* [EXERCISE GOAL]: Examine the records and identify each line that includes the string "Give". Copy those lines.

● ● ● ● ● ● ●

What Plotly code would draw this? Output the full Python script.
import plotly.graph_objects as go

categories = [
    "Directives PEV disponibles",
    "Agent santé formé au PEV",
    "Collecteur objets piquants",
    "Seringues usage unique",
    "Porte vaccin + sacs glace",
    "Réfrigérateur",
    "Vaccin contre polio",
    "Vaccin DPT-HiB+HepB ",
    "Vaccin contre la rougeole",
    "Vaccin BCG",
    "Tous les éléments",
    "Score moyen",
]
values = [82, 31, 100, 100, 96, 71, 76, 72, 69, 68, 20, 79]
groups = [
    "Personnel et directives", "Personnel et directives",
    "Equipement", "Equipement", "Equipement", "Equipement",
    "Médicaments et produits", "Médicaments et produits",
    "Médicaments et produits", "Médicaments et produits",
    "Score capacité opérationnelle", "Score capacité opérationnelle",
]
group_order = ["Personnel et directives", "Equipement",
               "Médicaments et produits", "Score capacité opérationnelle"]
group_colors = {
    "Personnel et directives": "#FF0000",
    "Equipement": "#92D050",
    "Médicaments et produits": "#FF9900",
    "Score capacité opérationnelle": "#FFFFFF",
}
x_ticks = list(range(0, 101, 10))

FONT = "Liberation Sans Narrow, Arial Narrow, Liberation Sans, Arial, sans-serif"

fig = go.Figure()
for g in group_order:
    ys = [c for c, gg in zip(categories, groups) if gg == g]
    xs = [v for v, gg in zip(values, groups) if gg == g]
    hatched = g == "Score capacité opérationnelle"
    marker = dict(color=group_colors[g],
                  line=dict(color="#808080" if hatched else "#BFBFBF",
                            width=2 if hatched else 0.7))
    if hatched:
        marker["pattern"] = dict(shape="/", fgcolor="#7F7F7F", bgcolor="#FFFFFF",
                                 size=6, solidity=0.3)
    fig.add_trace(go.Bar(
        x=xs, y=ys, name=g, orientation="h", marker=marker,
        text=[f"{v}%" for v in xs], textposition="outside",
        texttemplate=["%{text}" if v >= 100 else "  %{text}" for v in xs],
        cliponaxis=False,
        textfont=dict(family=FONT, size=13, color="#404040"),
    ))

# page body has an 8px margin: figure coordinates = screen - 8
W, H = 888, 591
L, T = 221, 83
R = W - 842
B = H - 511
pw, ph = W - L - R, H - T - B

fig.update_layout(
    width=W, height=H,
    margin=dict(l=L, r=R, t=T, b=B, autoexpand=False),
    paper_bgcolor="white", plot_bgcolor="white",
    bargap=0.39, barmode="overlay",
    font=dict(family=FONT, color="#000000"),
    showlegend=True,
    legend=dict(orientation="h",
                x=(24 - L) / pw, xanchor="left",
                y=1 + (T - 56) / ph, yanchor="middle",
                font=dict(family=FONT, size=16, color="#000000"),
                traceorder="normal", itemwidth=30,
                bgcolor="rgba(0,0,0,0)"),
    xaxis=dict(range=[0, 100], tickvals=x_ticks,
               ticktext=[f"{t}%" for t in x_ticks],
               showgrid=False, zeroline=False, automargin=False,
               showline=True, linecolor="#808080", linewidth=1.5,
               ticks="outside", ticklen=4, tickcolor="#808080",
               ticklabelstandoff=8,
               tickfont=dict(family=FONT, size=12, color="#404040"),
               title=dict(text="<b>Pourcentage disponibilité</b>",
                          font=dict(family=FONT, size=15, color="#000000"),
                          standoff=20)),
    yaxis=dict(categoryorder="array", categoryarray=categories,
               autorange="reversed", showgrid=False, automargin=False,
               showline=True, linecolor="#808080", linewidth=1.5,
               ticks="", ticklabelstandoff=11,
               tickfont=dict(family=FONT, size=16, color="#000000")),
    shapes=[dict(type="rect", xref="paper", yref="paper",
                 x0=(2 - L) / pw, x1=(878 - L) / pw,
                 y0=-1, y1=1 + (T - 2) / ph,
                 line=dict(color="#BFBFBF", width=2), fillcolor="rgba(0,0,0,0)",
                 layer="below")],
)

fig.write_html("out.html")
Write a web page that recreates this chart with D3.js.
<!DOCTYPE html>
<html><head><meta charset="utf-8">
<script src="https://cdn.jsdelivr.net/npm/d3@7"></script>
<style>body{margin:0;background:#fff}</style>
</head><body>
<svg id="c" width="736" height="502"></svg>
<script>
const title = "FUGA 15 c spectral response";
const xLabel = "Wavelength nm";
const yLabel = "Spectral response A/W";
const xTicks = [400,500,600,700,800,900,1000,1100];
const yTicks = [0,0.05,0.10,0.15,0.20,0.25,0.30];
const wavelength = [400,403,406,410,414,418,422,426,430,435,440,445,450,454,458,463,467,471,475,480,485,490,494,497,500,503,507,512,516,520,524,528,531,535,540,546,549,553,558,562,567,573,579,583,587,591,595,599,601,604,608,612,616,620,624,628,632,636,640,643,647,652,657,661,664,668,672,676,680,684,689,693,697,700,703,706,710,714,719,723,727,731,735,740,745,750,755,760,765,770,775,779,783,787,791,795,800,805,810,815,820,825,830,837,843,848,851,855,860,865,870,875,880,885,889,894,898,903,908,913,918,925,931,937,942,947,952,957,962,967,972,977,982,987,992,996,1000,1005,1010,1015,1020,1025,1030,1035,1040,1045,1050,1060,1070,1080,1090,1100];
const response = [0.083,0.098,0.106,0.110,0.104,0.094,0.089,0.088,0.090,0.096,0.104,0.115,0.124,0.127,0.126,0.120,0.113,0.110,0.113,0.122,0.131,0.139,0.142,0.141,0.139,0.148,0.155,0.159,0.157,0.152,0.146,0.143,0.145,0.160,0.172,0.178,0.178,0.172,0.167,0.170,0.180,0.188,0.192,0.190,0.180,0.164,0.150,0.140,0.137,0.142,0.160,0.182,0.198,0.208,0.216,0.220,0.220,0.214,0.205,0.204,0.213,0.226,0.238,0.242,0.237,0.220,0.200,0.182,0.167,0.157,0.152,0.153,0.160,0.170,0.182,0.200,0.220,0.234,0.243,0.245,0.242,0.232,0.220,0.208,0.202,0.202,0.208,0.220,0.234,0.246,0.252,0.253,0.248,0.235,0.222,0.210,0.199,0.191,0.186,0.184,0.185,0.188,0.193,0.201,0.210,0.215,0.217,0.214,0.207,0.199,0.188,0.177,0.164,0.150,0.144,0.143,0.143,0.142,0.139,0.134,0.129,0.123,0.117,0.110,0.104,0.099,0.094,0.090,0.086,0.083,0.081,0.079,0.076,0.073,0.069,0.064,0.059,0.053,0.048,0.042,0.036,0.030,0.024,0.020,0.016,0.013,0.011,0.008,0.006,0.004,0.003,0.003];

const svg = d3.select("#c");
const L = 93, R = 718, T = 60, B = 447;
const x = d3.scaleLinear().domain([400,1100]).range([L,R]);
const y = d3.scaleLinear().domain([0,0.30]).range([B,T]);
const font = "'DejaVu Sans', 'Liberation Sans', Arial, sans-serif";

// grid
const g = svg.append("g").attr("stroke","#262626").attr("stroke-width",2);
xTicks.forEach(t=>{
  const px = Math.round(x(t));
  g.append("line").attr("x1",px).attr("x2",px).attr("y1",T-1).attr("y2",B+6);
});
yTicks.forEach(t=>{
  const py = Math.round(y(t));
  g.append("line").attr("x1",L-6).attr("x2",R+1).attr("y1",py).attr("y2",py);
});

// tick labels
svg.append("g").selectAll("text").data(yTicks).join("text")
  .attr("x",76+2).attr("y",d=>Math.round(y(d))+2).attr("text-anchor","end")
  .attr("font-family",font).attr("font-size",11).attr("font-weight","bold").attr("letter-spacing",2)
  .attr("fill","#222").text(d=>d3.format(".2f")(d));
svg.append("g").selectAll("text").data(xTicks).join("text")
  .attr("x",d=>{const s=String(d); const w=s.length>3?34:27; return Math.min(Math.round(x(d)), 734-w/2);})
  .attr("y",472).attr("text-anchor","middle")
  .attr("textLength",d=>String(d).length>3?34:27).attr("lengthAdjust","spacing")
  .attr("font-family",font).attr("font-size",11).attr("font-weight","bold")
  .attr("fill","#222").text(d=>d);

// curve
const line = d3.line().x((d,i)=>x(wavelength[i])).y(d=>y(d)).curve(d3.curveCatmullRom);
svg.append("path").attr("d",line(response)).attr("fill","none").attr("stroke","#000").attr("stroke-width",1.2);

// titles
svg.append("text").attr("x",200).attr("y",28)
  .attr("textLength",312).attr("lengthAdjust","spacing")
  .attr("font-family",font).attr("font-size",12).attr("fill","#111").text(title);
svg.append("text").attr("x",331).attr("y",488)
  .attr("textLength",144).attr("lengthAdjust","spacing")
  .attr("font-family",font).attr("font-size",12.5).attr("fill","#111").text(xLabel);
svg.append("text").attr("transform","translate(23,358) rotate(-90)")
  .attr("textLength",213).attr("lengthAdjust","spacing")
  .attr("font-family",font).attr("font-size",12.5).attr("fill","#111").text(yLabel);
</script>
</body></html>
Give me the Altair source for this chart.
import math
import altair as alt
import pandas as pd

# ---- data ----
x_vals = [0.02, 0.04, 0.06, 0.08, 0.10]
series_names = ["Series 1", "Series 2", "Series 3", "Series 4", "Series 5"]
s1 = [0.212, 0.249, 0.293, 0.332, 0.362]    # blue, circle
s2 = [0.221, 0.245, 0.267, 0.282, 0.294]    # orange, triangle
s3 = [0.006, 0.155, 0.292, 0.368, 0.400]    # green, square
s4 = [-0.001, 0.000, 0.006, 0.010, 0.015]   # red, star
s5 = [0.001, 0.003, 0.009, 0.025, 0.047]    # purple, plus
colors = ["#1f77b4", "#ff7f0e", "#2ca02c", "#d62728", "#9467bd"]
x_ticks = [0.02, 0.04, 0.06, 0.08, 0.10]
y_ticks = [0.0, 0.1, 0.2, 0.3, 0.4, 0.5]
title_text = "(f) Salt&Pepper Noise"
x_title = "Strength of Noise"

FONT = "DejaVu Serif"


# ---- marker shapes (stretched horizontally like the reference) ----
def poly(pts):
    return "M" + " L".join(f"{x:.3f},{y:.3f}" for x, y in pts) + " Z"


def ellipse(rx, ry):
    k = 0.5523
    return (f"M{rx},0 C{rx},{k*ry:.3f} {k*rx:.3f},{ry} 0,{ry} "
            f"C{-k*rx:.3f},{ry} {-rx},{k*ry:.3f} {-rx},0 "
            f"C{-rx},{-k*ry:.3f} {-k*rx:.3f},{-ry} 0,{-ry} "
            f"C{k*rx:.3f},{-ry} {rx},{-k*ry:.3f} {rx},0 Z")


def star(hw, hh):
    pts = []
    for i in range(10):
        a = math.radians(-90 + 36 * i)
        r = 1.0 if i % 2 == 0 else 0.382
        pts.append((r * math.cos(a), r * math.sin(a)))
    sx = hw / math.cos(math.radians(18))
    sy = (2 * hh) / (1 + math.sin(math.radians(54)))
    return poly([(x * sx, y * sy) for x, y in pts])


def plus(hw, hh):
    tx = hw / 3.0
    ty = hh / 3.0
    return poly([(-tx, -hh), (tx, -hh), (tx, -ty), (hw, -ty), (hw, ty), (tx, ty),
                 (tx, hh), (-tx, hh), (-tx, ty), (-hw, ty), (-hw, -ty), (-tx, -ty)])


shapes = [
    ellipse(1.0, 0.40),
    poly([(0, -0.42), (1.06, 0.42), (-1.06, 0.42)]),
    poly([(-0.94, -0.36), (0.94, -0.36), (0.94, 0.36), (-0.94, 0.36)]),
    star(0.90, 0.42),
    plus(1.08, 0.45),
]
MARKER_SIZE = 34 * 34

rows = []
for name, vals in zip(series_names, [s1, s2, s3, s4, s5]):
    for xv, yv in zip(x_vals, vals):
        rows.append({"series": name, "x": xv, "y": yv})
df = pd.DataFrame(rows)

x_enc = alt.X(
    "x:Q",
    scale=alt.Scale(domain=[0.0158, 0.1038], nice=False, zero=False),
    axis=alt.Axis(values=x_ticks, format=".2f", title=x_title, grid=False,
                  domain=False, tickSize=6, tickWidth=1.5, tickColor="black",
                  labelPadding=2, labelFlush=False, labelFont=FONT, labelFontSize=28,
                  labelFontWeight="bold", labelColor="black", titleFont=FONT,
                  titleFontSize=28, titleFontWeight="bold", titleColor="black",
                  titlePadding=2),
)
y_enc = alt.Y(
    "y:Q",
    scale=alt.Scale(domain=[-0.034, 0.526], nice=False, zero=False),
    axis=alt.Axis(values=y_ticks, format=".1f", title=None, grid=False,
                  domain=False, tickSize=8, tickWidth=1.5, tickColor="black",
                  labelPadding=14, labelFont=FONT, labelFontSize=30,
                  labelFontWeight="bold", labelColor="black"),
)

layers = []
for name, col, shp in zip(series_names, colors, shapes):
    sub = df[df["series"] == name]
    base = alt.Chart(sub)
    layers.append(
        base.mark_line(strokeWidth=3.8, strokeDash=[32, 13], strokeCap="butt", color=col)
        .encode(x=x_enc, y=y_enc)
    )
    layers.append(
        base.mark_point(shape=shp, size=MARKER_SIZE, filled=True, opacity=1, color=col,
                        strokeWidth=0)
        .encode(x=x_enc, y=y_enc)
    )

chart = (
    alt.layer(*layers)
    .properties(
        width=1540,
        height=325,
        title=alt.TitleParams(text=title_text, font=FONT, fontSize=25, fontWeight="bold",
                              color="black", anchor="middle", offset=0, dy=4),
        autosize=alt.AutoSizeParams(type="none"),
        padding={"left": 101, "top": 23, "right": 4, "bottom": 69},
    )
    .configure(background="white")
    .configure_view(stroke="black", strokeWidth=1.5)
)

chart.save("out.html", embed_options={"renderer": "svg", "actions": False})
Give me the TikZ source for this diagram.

● ● ● ● ● ● ●

* [TASK OUTPUT]:
Give me the Altair source for this chart.
Give me the TikZ source for this diagram.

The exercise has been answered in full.